When The Lennerockers brought out their first “And Friends” album in 1992, the band had long been one of the best and most successful figureheads of the German rock ‘n’ roll and Country scene. It was already the fourth album of the band from Hagen-Hohenlimburg, which had been founded in 1984 – and it was their best to date. The collection included gripping versions of established rock ‘n’ roll and Country numbers, songs like “Hot Dog” written by Buck Owens, “Don’t Leave Me Now” by Leiber and Stoller and Bill Monroe’s fantastic “Rocky Road Blues”. Three years later The Lennerockers followed it up with “And Friends, Volume 2”, a seamless development on the success of the first collection. Both albums achieved absolute cult status on the rock ‘n’ roll and Country scene. After all the regular editions were sold out, many fans were willing to shell out considerable sums to get hold of these coveted collector’s objects.
And yet the outstandingly accomplished quintet could not make up its mind to re-press the albums. The band continued creative, and recorded further successful albums and DVDs. And they were busy. By now The Lennerockers have chalked up something like 2500 live gigs, as well as selling more than 60,000 sound recordings.
This impressive figure may now be about to increase exponentially – for the band led by singer Michael “Ele” Koch and guitarist Frank “Butti” Butgereit has finally bowed to the wishes of its fans and is presenting “And Friends” together with “And Friends, Volume 2” in a remastered double-CD version – with ten dazzling bonus tracks included.
Looking back on it now, it still seems an astonishing line-up – the illustrious group of “Friends” who banded together with the North German boys of the Fifties in the studio. This was the international crème de la crème of Roots Rockabilly. There were musical rebels like Sandy Ford from Scotland, whose band The Flying Saucers had already written a few chapters of musical history in his home country. Then there was British-born Freddie “Fingers” Lee, a real rock ‘n’ roll legend by the time of his death in 2014. With him they made fresh recordings not only of the “Rocky Road Blues” mentioned earlier, but also of his own fantastic composition “Chills”. Not many years after working with The Lennerockers, the American Rockabilly icon Johnny Carroll and Hillbilly, Rockabilly and Gospel queen Rose Maddox from Alabama also took their final bow. The recordings they made with The Lennerockers form part of their most notable legacy. Just take the utterly spirited and wholly authentic version of the classic “Who Do You Love”, which shows Carroll at the top of his game, as is equally the case with his interpretation of Allman Brothers’ cult song “Midnight Rider”.

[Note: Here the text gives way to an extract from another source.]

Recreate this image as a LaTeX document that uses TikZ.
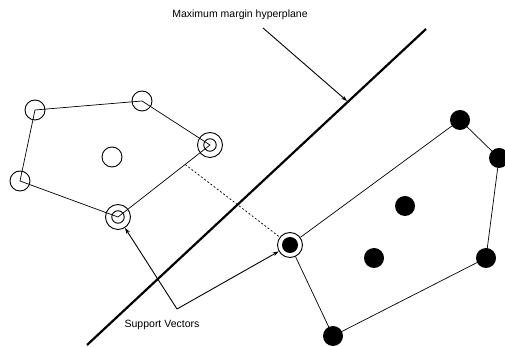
\documentclass[tikz,border=0pt]{standalone}
\usepackage{fontspec}
\setmainfont{Liberation Sans}
\usetikzlibrary{arrows.meta,calc}
\begin{document}
\begin{tikzpicture}[x=1pt,y=1pt,
  opendot/.style={circle,draw,line width=0.9pt,minimum size=20pt,inner sep=0pt},
  svout/.style={circle,draw,line width=0.9pt,minimum size=25pt,inner sep=0pt},
  svin/.style={circle,draw,line width=0.9pt,minimum size=12.5pt,inner sep=0pt},
  fulldot/.style={circle,fill=black,minimum size=20pt,inner sep=0pt},
  svfull/.style={circle,fill=black,minimum size=16pt,inner sep=0pt},
  hull/.style={line width=0.7pt},
  lbl/.style={font=\fontsize{10.5}{12}\selectfont,inner sep=1pt},
  pointer/.style={line width=0.9pt,-{Stealth[length=6pt,width=4pt]}}
]
\useasboundingbox (0,0) rectangle (505,347);
% hyperplane
\coordinate (hpA) at (87,2);
\coordinate (hpB) at (426,318);
\draw[line width=2.2pt] (hpA) -- (hpB);
% negative class (open circles)
\node[opendot] (A) at (35,237) {};
\node[opendot] (B) at (142,246) {};
\node[svout] (C) at (210,202) {};
\node[svin] (Cin) at (210,202) {};
\node[svout] (D) at (118,130) {};
\node[svin] (Din) at (118,130) {};
\node[opendot] (E) at (20,166) {};
\node[opendot] (M) at (112,190) {};
\draw[hull] (A.center) -- (B.center) -- (C.center) -- (D.center) -- (E.center) -- cycle;
% positive class (filled dots)
\node[fulldot] (F) at (460,227) {};
\node[fulldot] (G) at (499,189) {};
\node[fulldot] (H) at (486,89) {};
\node[fulldot] (I) at (333,11) {};
\node[svout] (J) at (290,102) {};
\node[svfull] (Jin) at (290,102) {};
\node[fulldot] (P1) at (405,141) {};
\node[fulldot] (P2) at (374,89) {};
\draw[hull] (J) -- (F.center) -- (G.center) -- (H.center) -- (I.center) -- (J);
% margin (dashed)
\coordinate (foot) at ($(C)!0.27!(D)$);
\draw[line width=0.7pt,dash pattern=on 2pt off 2pt] (foot) -- (J);
% labels
\node[lbl] (mm) at (240,332) {Maximum margin hyperplane};
\coordinate (mmstart) at (263,319);
\coordinate (mmend) at (347,246);
\draw[pointer] (mmstart) -- (mmend);
\node[lbl] (sv) at (162,22) {Support Vectors};
\coordinate (fork) at (177,38);
\draw[pointer] (fork) -- (D);
\draw[pointer] (fork) -- (J);
\end{tikzpicture}
\end{document}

It was a different kind of sound, as you would expect, that emerged from The Lennerockers’ sessions with Rose Maddox. The grande dame of American Roots music was pushing 70 at the time, but her voice was still in superb shape, as she showed in a fantastic “Gospel Medley”, with Christian Schimanski, another “friend”, accompanying on the pedal steel guitar. Other members of the Ruhr-based Rockabilly coterie were no less prestigious as performers. Take for example Johnny And The Roccos, the piano virtuoso Andy Lee from America, Orville Nash (long since a resident of Europe) and the Doo Wop group from Bielefeld, The Crystalairs. An instrumental highlight is Chris Kramer on the Blues harp, who plays his own composition “The Quarter”.
For fans of the Lennerockers, as well as those who love the earthy Rockabilly Country and rock ‘n’ roll sound, the album offers all you could possibly ask for: 28 original songs plus 10 bonus tracks – as well as the opportunity of hearing once again so many forgotten legends. That shows greatness, and respect. And paves the way for the Lennerockers themselves to achieve legendary status.